Omnivore are jacks of all trades but the master of none.
Omnivores are, by nature, not very picky creatures. Being an omnivore means that you can survive the harshest environments due to your varied diet. Plant life destroyed by floods? That’s okay, you can eat meat. Animals migrate for the winter? That is also okay, you can survive off berries for a few months. Omnivore the band are a lot like this, and their début contains a rather large variety of musical influences.
In their record, they do their best to fuse together early thrash metal influences with death metal. They also have a few lighter parts to their work, creating an album which has many different bits which are brought together. However, this is not without its issues, and it is these which bring the album down.
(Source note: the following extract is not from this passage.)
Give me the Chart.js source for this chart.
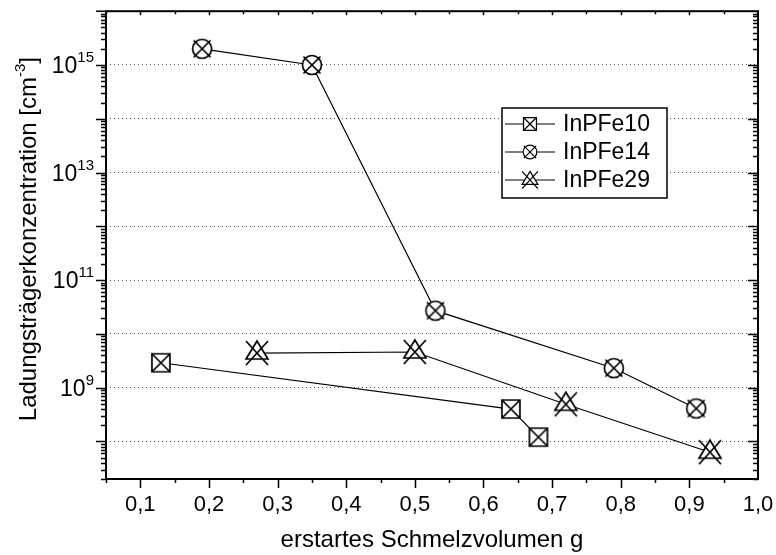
<!DOCTYPE html>
<html>
<head>
<meta charset="utf-8">
<script src="https://cdn.jsdelivr.net/npm/chart.js"></script>
<style>
  html, body { margin: 0; padding: 0; background: #fff; }
  #wrap { width: 776px; height: 555px; }
</style>
</head>
<body>
<div id="wrap"><canvas id="chart" width="776" height="555"></canvas></div>
<script>
// values
const fe10X = [0.13, 0.64, 0.68];
const fe10Y = [2.9e9, 4.0e8, 1.2e8];
const fe14X = [0.19, 0.35, 0.53, 0.79, 0.91];
const fe14Y = [2.0e15, 1.0e15, 2.7e10, 2.3e9, 4.1e8];
const fe29X = [0.27, 0.50, 0.72, 0.93];
const fe29Y = [4.4e9, 4.6e9, 4.9e8, 6.3e7];

const seriesNames = ["InPFe10", "InPFe14", "InPFe29"];
const xTickValues = [0.1, 0.2, 0.3, 0.4, 0.5, 0.6, 0.7, 0.8, 0.9, 1.0];
const yLabelExps = [9, 11, 13, 15];

const FONT = "'Liberation Sans', Arial, sans-serif";

(function () {
    function drawMarker(ctx, kind, cx, cy, s) {
        ctx.save();
        ctx.translate(cx, cy);
        ctx.scale(s, s);
        ctx.strokeStyle = "#000";
        ctx.fillStyle = "#fff";
        ctx.lineWidth = 1.7;
        ctx.beginPath();
        if (kind === "square") {
            ctx.rect(-9, -9, 18, 18);
            ctx.fill();
            ctx.stroke();
            ctx.beginPath();
            ctx.moveTo(-9, -9); ctx.lineTo(9, 9);
            ctx.moveTo(9, -9); ctx.lineTo(-9, 9);
            ctx.stroke();
        } else if (kind === "circle") {
            ctx.arc(0, 0, 9.5, 0, Math.PI * 2);
            ctx.fill();
            ctx.stroke();
            ctx.beginPath();
            ctx.moveTo(-8.5, -8.5); ctx.lineTo(8.5, 8.5);
            ctx.moveTo(8.5, -8.5); ctx.lineTo(-8.5, 8.5);
            ctx.stroke();
        } else {
            ctx.moveTo(0, -12); ctx.lineTo(11, 6); ctx.lineTo(-11, 6); ctx.closePath();
            ctx.fill();
            ctx.stroke();
            ctx.beginPath();
            ctx.moveTo(-11, -12); ctx.lineTo(11, 12);
            ctx.moveTo(11, -12); ctx.lineTo(-11, 12);
            ctx.stroke();
        }
        ctx.restore();
    }

    function markerCanvas(kind) {
        let c = document.createElement("canvas");
        c.width = 30;
        c.height = 30;
        drawMarker(c.getContext("2d"), kind, 15, 15, 1);
        return c;
    }

    const kinds = ["square", "circle", "triangle"];
    const markers = kinds.map(markerCanvas);

    function pts(xs, ys) {
        return xs.map((v, i) => ({ x: v, y: ys[i] }));
    }

    function isDecade(v) {
        let l = Math.log10(v);
        return Math.abs(l - Math.round(l)) < 1e-9;
    }

    const decorPlugin = {
        id: "decor",
        afterDraw(chart) {
            const ctx = chart.ctx;
            const a = chart.chartArea;
            const x = chart.scales.x;
            const y = chart.scales.y;

            ctx.save();
            ctx.strokeStyle = "#000";

            // tick marks
            ctx.lineWidth = 1.5;
            ctx.beginPath();
            for (let e = 7; e <= 15; e++) {
                for (let m = 1; m <= 9; m++) {
                    let v = m * Math.pow(10, e);
                    if (v < y.min * 0.999 || v > y.max * 1.001) continue;
                    let py = Math.round(y.getPixelForValue(v)) + 0.5;
                    let len = m === 1 ? 10 : 5;
                    ctx.moveTo(a.left - len, py); ctx.lineTo(a.left, py);
                    ctx.moveTo(a.right, py); ctx.lineTo(a.right - len, py);
                }
            }
            let top = y.getPixelForValue(y.max);
            ctx.moveTo(a.left - 10, top); ctx.lineTo(a.left, top);
            for (let i = 1; i <= 19; i++) {
                let v = 0.05 * i;
                let px = Math.round(x.getPixelForValue(v)) + 0.5;
                let major = i % 2 === 0;
                ctx.moveTo(px, a.bottom); ctx.lineTo(px, a.bottom + (major ? 9 : 4));
                ctx.moveTo(px, a.top); ctx.lineTo(px, a.top + (major ? 4 : 3));
            }
            ctx.stroke();

            // frame
            ctx.lineWidth = 2;
            ctx.strokeRect(a.left, a.top, a.right - a.left, a.bottom - a.top);

            // x tick labels
            ctx.fillStyle = "#000";
            ctx.font = "22px " + FONT;
            ctx.textAlign = "center";
            ctx.textBaseline = "middle";
            xTickValues.forEach(v => {
                ctx.fillText(v.toFixed(1).replace(".", ","), x.getPixelForValue(v), 505);
            });

            // y tick labels 10^n
            ctx.textBaseline = "alphabetic";
            ctx.textAlign = "left";
            yLabelExps.forEach(e => {
                let py = y.getPixelForValue(Math.pow(10, e));
                ctx.font = "15px " + FONT;
                let w2 = ctx.measureText(String(e)).width;
                ctx.font = "23px " + FONT;
                let w1 = ctx.measureText("10").width;
                let right = 94;
                ctx.fillText("10", right - w2 - w1, py + 8);
                ctx.font = "15px " + FONT;
                ctx.fillText(String(e), right - w2, py - 3);
            });

            // x axis title
            ctx.font = "24px " + FONT;
            ctx.textAlign = "center";
            ctx.fillText("erstartes Schmelzvolumen g", (a.left + a.right) / 2, 547);

            // y axis title, rotated, with superscript
            ctx.save();
            ctx.translate(36, (a.top + a.bottom) / 2 - 6);
            ctx.rotate(-Math.PI / 2);
            ctx.textAlign = "left";
            let main = "Ladungsträgerkonzentration [cm";
            ctx.font = "24px " + FONT;
            let wMain = ctx.measureText(main).width;
            let wEnd = ctx.measureText("]").width;
            ctx.font = "15px " + FONT;
            let wSup = ctx.measureText("-3").width;
            let start = -(wMain + wSup + wEnd) / 2;
            ctx.font = "24px " + FONT;
            ctx.fillText(main, start, 0);
            ctx.font = "15px " + FONT;
            ctx.fillText("-3", start + wMain, -11);
            ctx.font = "24px " + FONT;
            ctx.fillText("]", start + wMain + wSup, 0);
            ctx.restore();

            // legend
            const lx = 502, ly = 108, lw = 165, lh = 90;
            ctx.fillStyle = "#fff";
            ctx.fillRect(lx, ly, lw, lh);
            ctx.lineWidth = 1.5;
            ctx.strokeStyle = "#000";
            ctx.strokeRect(lx, ly, lw, lh);
            ctx.font = "23px " + FONT;
            ctx.textAlign = "left";
            ctx.textBaseline = "middle";
            seriesNames.forEach((name, i) => {
                let ry = 124 + i * 28;
                ctx.lineWidth = 1.2;
                ctx.beginPath();
                ctx.moveTo(lx + 3, ry); ctx.lineTo(lx + 53, ry);
                ctx.stroke();
                drawMarker(ctx, kinds[i], lx + 28, ry, 0.72);
                ctx.fillStyle = "#000";
                ctx.fillText(name, lx + 61, ry + 1);
            });
            ctx.restore();
        }
    };

    function makeDataset(label, xs, ys, idx) {
        return {
            label: label,
            data: pts(xs, ys),
            showLine: true,
            borderColor: "#000",
            borderWidth: 1.2,
            tension: 0,
            pointStyle: markers[idx],
            pointRadius: 10,
            pointHoverRadius: 10,
            clip: false
        };
    }

    let ctx = document.getElementById("chart").getContext("2d");
    new Chart(ctx, {
        type: "scatter",
        data: {
            datasets: [
                makeDataset(seriesNames[0], fe10X, fe10Y, 0),
                makeDataset(seriesNames[1], fe14X, fe14Y, 1),
                makeDataset(seriesNames[2], fe29X, fe29Y, 2)
            ]
        },
        options: {
            responsive: false,
            animation: false,
            devicePixelRatio: 1,
            layout: { padding: { top: 11, right: 18, left: 0, bottom: 0 } },
            plugins: { legend: { display: false }, tooltip: { enabled: false } },
            scales: {
                x: {
                    type: "linear",
                    min: 0.05,
                    max: 1.0,
                    ticks: { display: false },
                    grid: { display: false },
                    border: { display: false },
                    afterFit: s => { s.height = 76; }
                },
                y: {
                    type: "logarithmic",
                    min: 2e7,
                    max: 1e16,
                    ticks: { display: false },
                    grid: {
                        drawTicks: false,
                        lineWidth: 1,
                        color: c => (c.tick && isDecade(c.tick.value) && c.tick.value < 1e16) ? "#555" : "rgba(0,0,0,0)"
                    },
                    border: { display: false, dash: [1, 3] },
                    afterFit: s => { s.width = 106; }
                }
            }
        },
        plugins: [decorPlugin]
    });
})();
</script>
</body>
</html>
Omnivores biggest issue, is that they have arrived to the party thirty years too late. The LP feels very much as though it belongs in the eighties. Especially when it comes to the two voice overs that can be found on the album. One at the beginning of ‘Dead’, and one at the beginning of ‘Hypochrist’. Both of these are probably the most clichéd vocals that I will hear this year. ‘Dead’ makes reference to the fact that the dead will walk the earth once hell is full, Hypochrist makes reference to the fact that hell is arriving because humans practise sodomy amongst other indecencies.
But what makes it worse is lack of commitment on behalf of the band. No one seems to want to pull the band into a coherent direction, and the end result is rather mixed. The guitars play thrash metal, the drums play death metal and the vocals edge towards black metal territory with the ‘hail Satan’ attitude that comes across. Whilst these three genres have several things in common, on this album they appear a little bit forced.
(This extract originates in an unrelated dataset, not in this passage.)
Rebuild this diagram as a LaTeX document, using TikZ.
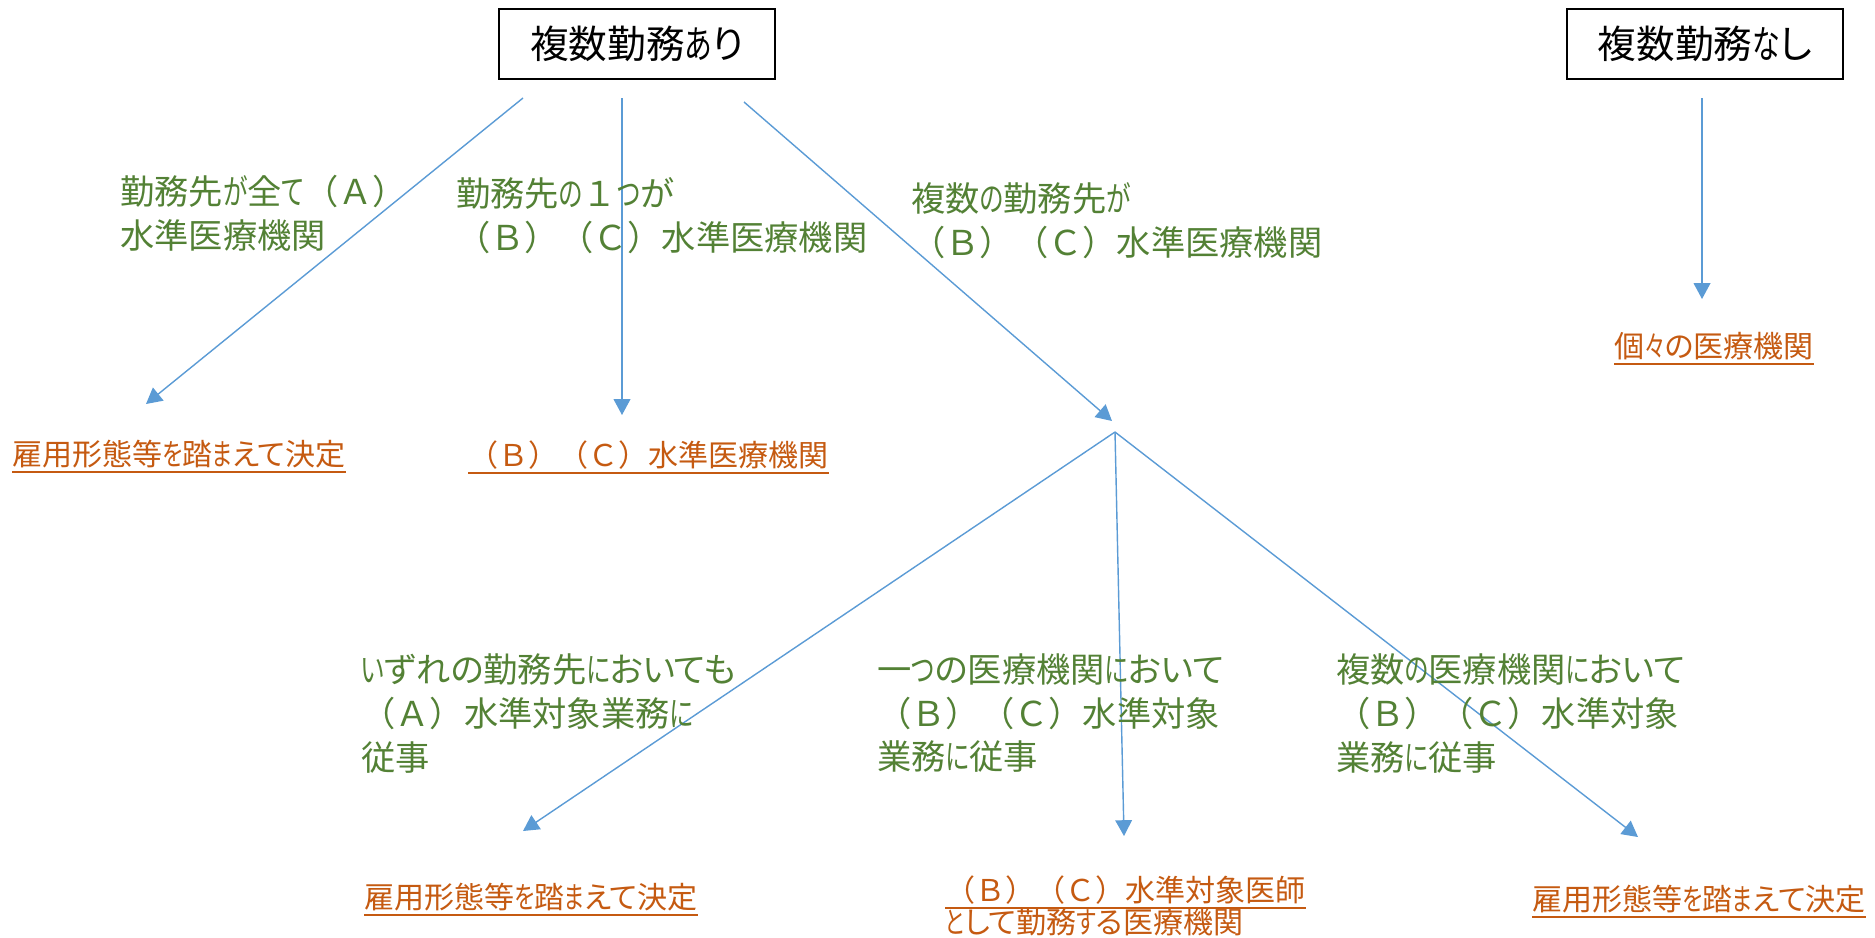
\documentclass[tikz,border=0pt]{standalone}
\usepackage{fontspec}
\setmainfont{Noto Sans CJK JP}[RawFeature=+palt]
\newfontfamily\fullwd{Noto Sans CJK JP}
\newfontfamily\kanafont{Noto Sans CJK JP}[RawFeature=+palt, FakeStretch=0.72]
\newcommand{\fw}[1]{{\fullwd #1}}
\XeTeXinterchartokenstate=1
\newXeTeXintercharclass\kanaclass
\newcount\kanacode
\kanacode="3041
\loop
  \XeTeXcharclass\kanacode=\kanaclass
  \ifnum\kanacode<"3096
  \advance\kanacode by 1
\repeat
\XeTeXcharclass"3005=\kanaclass
\XeTeXinterchartoks 0 \kanaclass={\kanafont}
\XeTeXinterchartoks 1 \kanaclass={\kanafont}
\XeTeXinterchartoks 2 \kanaclass={\kanafont}
\XeTeXinterchartoks 3 \kanaclass={\kanafont}
\XeTeXinterchartoks 4095 \kanaclass={\kanafont}
\XeTeXinterchartoks \kanaclass 0={\rmfamily}
\XeTeXinterchartoks \kanaclass 1={\rmfamily}
\XeTeXinterchartoks \kanaclass 2={\rmfamily}
\XeTeXinterchartoks \kanaclass 3={\rmfamily}
\XeTeXinterchartoks \kanaclass 4095={\rmfamily}
\usetikzlibrary{arrows.meta}
\definecolor{leafgreen}{HTML}{538135}
\definecolor{rustorange}{HTML}{C55A11}
\definecolor{linkblue}{HTML}{5B9BD5}
\tikzset{
    headbox/.style={draw, line width=1pt, minimum width=5.53cm, minimum height=1.4cm, inner sep=0pt, font=\fontsize{22}{26}\selectfont},
    cond/.style={text=leafgreen, anchor=north west, inner sep=0pt, align=left, font=\fontsize{19.5}{25}\selectfont},
    result/.style={text=rustorange, anchor=north west, inner sep=0pt, font=\fontsize{17.1}{20}\selectfont,
        append after command={([yshift=-2pt]\tikzlastnode.south west) edge[rustorange, line width=1.1pt] ([yshift=-2pt]\tikzlastnode.south east)}},
    link/.style={linkblue, line width=0.8pt, -{Triangle[length=9pt,width=9.5pt]}}
}
\begin{document}
\begin{tikzpicture}[x=0.02cm, y=-0.02cm]
            \useasboundingbox (0,0) rectangle (1875,937);
            \node[headbox] (multi) at (637,44) {複数勤務あり};
            \node[headbox] (single) at (1705,44) {複数勤務なし};
            \coordinate (m1) at (523,98);
            \coordinate (m2) at (622,98);
            \coordinate (m3) at (744,102);
            \coordinate (s1) at (1702,98);
            \coordinate (t1) at (146,404);
            \coordinate (t2) at (622,415);
            \coordinate (split) at (1115,432);
            \coordinate (t3) at (1112,421);
            \coordinate (t4) at (1702,299);
            \coordinate (u1) at (523,831);
            \coordinate (u2) at (1124,836);
            \coordinate (u3) at (1638,837);
            \draw (m1)--(t1) [link];
            \draw (m2)--(t2) [link];
            \draw (m3)--(t3) [link];
            \draw (s1)--(t4) [link];
            \draw (split)--(u1) [link];
            \draw (split)--(u2) [link];
            \draw (split)--(u3) [link];
            \node[cond] (allA) at (120,175) {勤務先が全て\fw{（Ａ）}\\水準医療機関};
            \node[cond] (oneBC) at (456,177) {勤務先の\fw{１}つが\\\fw{（Ｂ）（Ｃ）}水準医療機関};
            \node[cond] (manyBC) at (911,182) {複数の勤務先が\\\fw{（Ｂ）（Ｃ）}水準医療機関};
            \node[cond] (workA) at (361,653) {いずれの勤務先においても\\\fw{（Ａ）}水準対象業務に\\従事};
            \node[cond] (workone) at (877,653) {一つの医療機関において\\\fw{（Ｂ）（Ｃ）}水準対象\\業務に従事};
            \node[cond] (workmany) at (1336,653) {複数の医療機関において\\\fw{（Ｂ）（Ｃ）}水準対象\\業務に従事};
            \node[result] (decide1) at (12,440) {雇用形態等を踏まえて決定};
            \node[result] (instBC) at (468,440) {\fw{（Ｂ）（Ｃ）}水準医療機関};
            \node[result] (each) at (1614,332) {個々の医療機関};
            \node[result] (decide2) at (364,883) {雇用形態等を踏まえて決定};
            \node[result] (doctorBC) at (945,875) {\fw{（Ｂ）（Ｃ）}水準対象医師};
            \node[result] (doctorinst) at (945,908) {として勤務する医療機関};
            \node[result] (decide3) at (1532,885) {雇用形態等を踏まえて決定};
\end{tikzpicture}
\end{document}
So is Omnivore a bad album? Far from it, rather it tries to cover all the bases possible and spreads itself just a little bit too thin for its own good. There are some parts which do come together very well. The drumming is quick paced and powerful and the production is pretty good too, so the album sounds a lot cleaner than the type of music that it is styled upon. The guitars also come through clean-cut and excellent, with some good solo work especially on the title track.
So then you have an early eighties thrash metal album with modern-day production. It might have been helped by actually toning it down so that the album feels a lot more gritty and dirty than it does at the moment. But the music is good and the tracks are catchy. Although you’d be hard pressed to pick one thing which stands out at you, nothing on this album is particularly bad either. In fact it all ends up rather omnivorous. How is it like this? Well the best way to describe this album is ‘middle of the road’. It isn’t bad, but it isn’t 2014’s newest metal classic.
Omnivore lacks focus in its work. Which is a terrible shame due to the fact that the album had plenty of potential. As far as débuts go, it is completely fine. You have good examples of what they wish to achieve, it’s just the fact that they are so spread out that it makes the album a little bit confused. On a side note, this album is less than a half hour in length (not included the Arise cover) so you would have expected them to be more focused on their work.
In conclusion, Omnivore suffers from being a little bit generic when it comes down to it. In an attempt to expand their horizons, they seem to cover far more bases than they need too. The end result isn’t an album that is full of variety, instead it is an album which feels totally generic. It has got some good parts too it, but not enough to make this any better than average.